After its five-week run in Victoria, impresario David Y.I. Lui snapped up Puttin’ on the Ritz for a Vancouver remount. Then Christopher Newton, artistic director of the Shaw Festival, included the show in his season. Puttin’ on the Ritz was not only a success, it had legs.

Shipley recalled everyone in the original production did double-duty and more. Leyshon, who later became the Belfry’s artistic director, was not directly connected with the show, but helped out by painting the grand piano white at MacDonald’s insistence.

Because it was borrowed, the piano was first coated in “rubber cement” so the white paint could be removed after the run. “The piano was ‘voila!’ — back to black,” Leyshon recalled.

Her mom helped sew the costumes. “It really was like, we have a barn, let’s make a play. It was just friends, really. Friends of the theatre putting it together,” she said. Shipley went on to become one of Canada’s notable theatre directors, serving as co-artistic director of the Stratford Festival and at Harbourfront Centre in Toronto. Based in Stratford, he now works as a consultant for Montreal’s ArtsGames, an artistic counterpart to the Olympic and Paralympic Games.

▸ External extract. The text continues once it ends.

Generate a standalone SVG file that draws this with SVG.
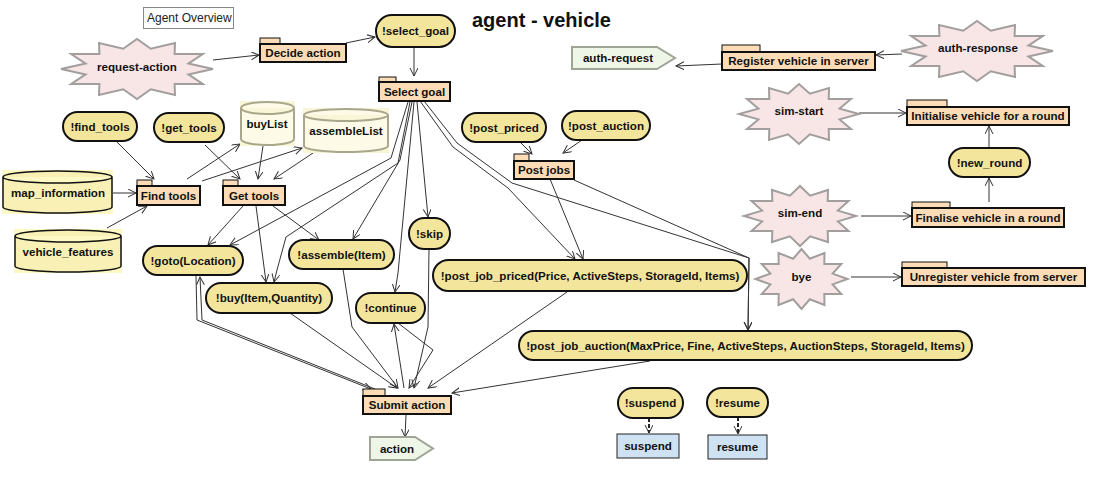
<svg xmlns="http://www.w3.org/2000/svg" width="1100" height="502" viewBox="0 0 1100 502">
<style>
.lbl{font-family:"Liberation Sans",Arial,sans-serif;font-weight:bold;font-size:11.6px;text-anchor:middle;fill:#111}
.goal{fill:#f4e59c;stroke:#111;stroke-width:2}
.pkg{fill:#fcdcb6;stroke:#111;stroke-width:2}
.tab{fill:#fcdcb6;stroke:#111;stroke-width:1}
.star{fill:#f8e6e6;stroke:#a29e9e;stroke-width:2}
.msg{fill:#eef6e8;stroke:#9ea597;stroke-width:2}
.act{fill:#cfe2f3;stroke:#222;stroke-width:1}
.dbg1{fill:#fdf8c4}
.db1{fill:#f8f0b4;stroke:#111;stroke-width:1.5}
.dbg2{fill:#f9f6d8}
.db2{fill:#fdfbe8;stroke:#a9a68c;stroke-width:2}
.edge{fill:none;stroke:#333;stroke-width:1;marker-end:url(#arr)}
.dash{fill:none;stroke:#222;stroke-width:2;stroke-dasharray:4 2;marker-end:url(#arr)}
</style>
<defs>
<marker id="arr" markerUnits="userSpaceOnUse" markerWidth="10" markerHeight="10" refX="8" refY="4" orient="auto">
<path d="M0,0 L8,4 L0,8" fill="none" stroke="#333" stroke-width="1"/>
</marker>
</defs>
<rect width="1100" height="502" fill="#fff"/>
<g id="title">
<rect x="143.5" y="7.5" width="90" height="21" fill="#fff" stroke="#888" stroke-width="1"/>
<text x="147" y="22" style="font-family:'Liberation Sans',Arial,sans-serif;font-size:12px;fill:#222">Agent Overview</text>
<text x="472" y="27" style="font-family:'Liberation Sans',Arial,sans-serif;font-size:20px;font-weight:bold;fill:#111">agent - vehicle</text>
</g>
<g id="connectors">
<path class="edge" d="M213,60 L259,55"/>
<path class="edge" d="M346,43 L375,37"/>
<path class="edge" d="M414,47 L414,76"/>
<path class="edge" d="M117,142 L154,179"/>
<path class="edge" d="M205,145 L240,179"/>
<path class="edge" d="M187,179 L240,144"/>
<path class="edge" d="M202,181 L302,148"/>
<path class="edge" d="M263,146 L258,179"/>
<path class="edge" d="M313,153 L274,179"/>
<path class="edge" d="M113,193 L136,193"/>
<path class="edge" d="M107,228 L147,206"/>
<path class="edge" d="M243,206 L208,245"/>
<path class="edge" d="M256,206 L266,282"/>
<path class="edge" d="M273,206 L319,240"/>
<path class="edge" d="M408,102 L391,158 L230,245"/>
<path class="edge" d="M410,102 L398,163 L286,237 L277,270 L274,282"/>
<path class="edge" d="M412,102 L400,160 L353,239"/>
<path class="edge" d="M414,102 L398,273 L395,292"/>
<path class="edge" d="M417,102 L428,217"/>
<path class="edge" d="M420,101 L453,147 L508,188 L575,259"/>
<path class="edge" d="M424,101 L457,143 L512,183 L749,258 L748,330"/>
<path class="edge" d="M550,179 L583,259"/>
<path class="edge" d="M574,180 L749,258 L748,330"/>
<path class="edge" d="M519,141 L532,154"/>
<path class="edge" d="M585,138 L563,153"/>
<path class="edge" d="M196,276 L197,320 L371,389"/>
<path class="edge" d="M375,389 L202,320 L200,277"/>
<path class="edge" d="M290,313 L397,388"/>
<path class="edge" d="M343,269 L352,327 L398,388"/>
<path class="edge" d="M398,323 L433,350 L409,388"/>
<path class="edge" d="M404,388 L394,324"/>
<path class="edge" d="M429,249 L428,327 L414,388"/>
<path class="edge" d="M567,292 L428,388"/>
<path class="edge" d="M650,361 L452,393"/>
<path class="edge" d="M406,415 L405,437"/>
<path class="edge" d="M722,64 L676,66"/>
<path class="edge" d="M902,54 L876,55"/>
<path class="edge" d="M859,113 L906,113"/>
<path class="edge" d="M989,148 L989,126"/>
<path class="edge" d="M989,202 L989,178"/>
<path class="edge" d="M861,216 L911,216"/>
<path class="edge" d="M851,277 L901,277"/>
<path class="dash" d="M649,418 L649,433"/>
<path class="dash" d="M738,417 L738,434"/>
</g>
<g id="request-action"><polygon class="star" points="213,69 188.4,63.6 202.8,54 174.6,54.1 175,43 150.8,48.7 137,39 123.2,48.7 99,43 99.4,54.1 71.2,54 85.6,63.6 61,69 85.6,74.4 71.2,84 99.4,83.9 99,95 123.2,89.3 137,99 150.8,89.3 175,95 174.6,83.9 202.8,84 188.4,74.4"/><text class="lbl" x="137" y="71">request-action</text></g>
<g id="decide-action"><rect class="tab" x="260" y="38" width="20" height="6"/><rect class="pkg" x="260" y="44" width="86" height="18"/><text class="lbl" x="303" y="57">Decide action</text></g>
<g id="select_goal"><rect class="goal" x="376" y="15" width="79" height="32" rx="16"/><text class="lbl" x="415.5" y="35">!select_goal</text></g>
<g id="select-goal"><rect class="tab" x="379" y="77" width="17" height="5"/><rect class="pkg" x="379" y="82" width="71" height="19"/><text class="lbl" x="414.5" y="95.5">Select goal</text></g>
<g id="find_tools"><rect class="goal" x="63" y="112" width="74" height="29" rx="14.5"/><text class="lbl" x="100" y="130.5">!find_tools</text></g>
<g id="get_tools"><rect class="goal" x="154" y="113" width="70" height="29" rx="14.5"/><text class="lbl" x="189" y="131.5">!get_tools</text></g>
<g id="buyList"><rect class="dbg2" x="240" y="101" width="55" height="45"/><path class="db2" d="M241,108 A26.5,6 0 0 1 294,108 V139 A26.5,6 0 0 1 241,139 Z M241,108 A26.5,6 0 0 0 294,108"/><text class="lbl" x="267" y="128">buyList</text></g>
<g id="assembleList"><rect class="dbg2" x="303" y="108" width="86" height="45"/><path class="db2" d="M304,115 A42,6 0 0 1 388,115 V146 A42,6 0 0 1 304,146 Z M304,115 A42,6 0 0 0 388,115"/><text class="lbl" x="346" y="135">assembleList</text></g>
<g id="map_information"><rect class="dbg1" x="2" y="170" width="111" height="44"/><path class="db1" d="M3,177 A54.5,6 0 0 1 112,177 V207 A54.5,6 0 0 1 3,207 Z M3,177 A54.5,6 0 0 0 112,177"/><text class="lbl" x="58" y="197">map_information</text></g>
<g id="vehicle_features"><rect class="dbg1" x="14" y="229" width="108" height="44"/><path class="db1" d="M15,236 A53,6 0 0 1 121,236 V266 A53,6 0 0 1 15,266 Z M15,236 A53,6 0 0 0 121,236"/><text class="lbl" x="68" y="256">vehicle_features</text></g>
<g id="find-tools"><rect class="tab" x="137" y="180" width="15" height="6"/><rect class="pkg" x="137" y="186" width="63" height="19"/><text class="lbl" x="168.5" y="199.5">Find tools</text></g>
<g id="get-tools"><rect class="tab" x="223" y="180" width="15" height="6"/><rect class="pkg" x="223" y="186" width="62" height="19"/><text class="lbl" x="254" y="199.5">Get tools</text></g>
<g id="goto"><rect class="goal" x="143" y="246" width="100" height="29" rx="14.5"/><text class="lbl" x="193" y="264.5">!goto(Location)</text></g>
<g id="buy"><rect class="goal" x="206" y="283" width="126" height="30" rx="15"/><text class="lbl" x="269" y="302">!buy(Item,Quantity)</text></g>
<g id="assemble"><rect class="goal" x="289" y="240" width="105" height="29" rx="14.5"/><text class="lbl" x="341.5" y="258.5">!assemble(Item)</text></g>
<g id="skip"><rect class="goal" x="409" y="218" width="41" height="31" rx="15.5"/><text class="lbl" x="429.5" y="237.5">!skip</text></g>
<g id="continue"><rect class="goal" x="356" y="293" width="69" height="30" rx="15"/><text class="lbl" x="390.5" y="312">!continue</text></g>
<g id="post_priced"><rect class="goal" x="462" y="113" width="84" height="29" rx="14.5"/><text class="lbl" x="504" y="131.5">!post_priced</text></g>
<g id="post_auction"><rect class="goal" x="562" y="111" width="88" height="29" rx="14.5"/><text class="lbl" x="606" y="129.5">!post_auction</text></g>
<g id="post-jobs"><rect class="tab" x="514" y="154" width="15" height="7"/><rect class="pkg" x="514" y="161" width="60" height="18"/><text class="lbl" x="544" y="174">Post jobs</text></g>
<g id="post_job_priced"><rect class="goal" x="433" y="260" width="314" height="31" rx="15.5"/><text class="lbl" x="590" y="279.5">!post_job_priced(Price, ActiveSteps, StorageId, Items)</text></g>
<g id="post_job_auction"><rect class="goal" x="519" y="331" width="453" height="29" rx="14.5"/><text class="lbl" x="745.5" y="349.5">!post_job_auction(MaxPrice, Fine, ActiveSteps, AuctionSteps, StorageId, Items)</text></g>
<g id="submit-action"><rect class="tab" x="363" y="389" width="22" height="7"/><rect class="pkg" x="363" y="396" width="88" height="18"/><text class="lbl" x="407" y="409">Submit action</text></g>
<g id="action"><polygon class="msg" points="370,437 415,437 433,448.5 415,460 370,460"/><text class="lbl" x="397" y="453">action</text></g>
<g id="auth-request"><polygon class="msg" points="572,47 657,47 675,58 657,69 572,69"/><text class="lbl" x="618" y="62">auth-request</text></g>
<g id="register"><rect class="tab" x="722" y="45" width="38" height="7"/><rect class="pkg" x="722" y="52" width="153" height="18"/><text class="lbl" x="798.5" y="65">Register vehicle in server</text></g>
<g id="auth-response"><polygon class="star" points="1053,51 1028.4,45.6 1042.8,36 1014.6,36.1 1015,25 990.8,30.7 977,21 963.2,30.7 939,25 939.4,36.1 911.2,36 925.6,45.6 901,51 925.6,56.4 911.2,66 939.4,65.9 939,77 963.2,71.3 977,81 990.8,71.3 1015,77 1014.6,65.9 1042.8,66 1028.4,56.4"/><text class="lbl" x="978" y="52">auth-response</text></g>
<g id="sim-start"><polygon class="star" points="859,114 839.6,108.6 851,99 828.7,99.1 829,88 809.9,93.7 799,84 788.1,93.7 769,88 769.3,99.1 747,99 758.4,108.6 739,114 758.4,119.4 747,129 769.3,128.9 769,140 788.1,134.3 799,144 809.9,134.3 829,140 828.7,128.9 851,129 839.6,119.4"/><text class="lbl" x="799" y="115">sim-start</text></g>
<g id="initialise"><rect class="tab" x="907" y="100" width="40" height="7"/><rect class="pkg" x="907" y="107" width="162" height="18"/><text class="lbl" x="988" y="120">Initialise vehicle for a round</text></g>
<g id="new_round"><rect class="goal" x="949" y="148" width="81" height="29" rx="14.5"/><text class="lbl" x="989.5" y="166.5">!new_round</text></g>
<g id="sim-end"><polygon class="star" points="856,216 837.9,210.6 848.5,201 827.7,201.1 828,190 810.1,195.7 800,186 789.9,195.7 772,190 772.3,201.1 751.5,201 762.1,210.6 744,216 762.1,221.4 751.5,231 772.3,230.9 772,242 789.9,236.3 800,246 810.1,236.3 828,242 827.7,230.9 848.5,231 837.9,221.4"/><text class="lbl" x="800" y="217">sim-end</text></g>
<g id="finalise"><rect class="tab" x="912" y="202" width="38" height="6"/><rect class="pkg" x="912" y="208" width="152" height="19"/><text class="lbl" x="988" y="221.5">Finalise vehicle in a round</text></g>
<g id="bye"><polygon class="star" points="847.5,279 832.6,273.6 841.3,264 824.3,264.1 824.5,253 809.8,258.7 801.5,249 793.2,258.7 778.5,253 778.7,264.1 761.7,264 770.4,273.6 755.5,279 770.4,284.4 761.7,294 778.7,293.9 778.5,305 793.2,299.3 801.5,309 809.8,299.3 824.5,305 824.3,293.9 841.3,294 832.6,284.4"/><text class="lbl" x="801.5" y="281">bye</text></g>
<g id="unregister"><rect class="tab" x="902" y="262" width="45" height="6"/><rect class="pkg" x="902" y="268" width="183" height="18"/><text class="lbl" x="993.5" y="281">Unregister vehicle from server</text></g>
<g id="suspend_goal"><rect class="goal" x="618" y="388" width="65" height="30" rx="15"/><text class="lbl" x="650.5" y="407">!suspend</text></g>
<g id="resume_goal"><rect class="goal" x="707" y="388" width="61" height="29" rx="14.5"/><text class="lbl" x="737.5" y="406.5">!resume</text></g>
<g id="suspend"><rect class="act" x="617" y="434" width="62" height="24"/><text class="lbl" x="648" y="450">suspend</text></g>
<g id="resume"><rect class="act" x="708" y="435" width="59" height="24"/><text class="lbl" x="737.5" y="451">resume</text></g>
</svg>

Shipley said he became the Belfry Theatre’s first artistic director — a tenure he recalled fondly — almost by chance.

“I just came to visit Victoria, I hadn’t planned on staying. [Glynis] said: ‘You know, there’s this great little space here reminiscent of the Vancouver East Cultural Centre. You should go and have a look at it.’ And I did. And I stayed five years.”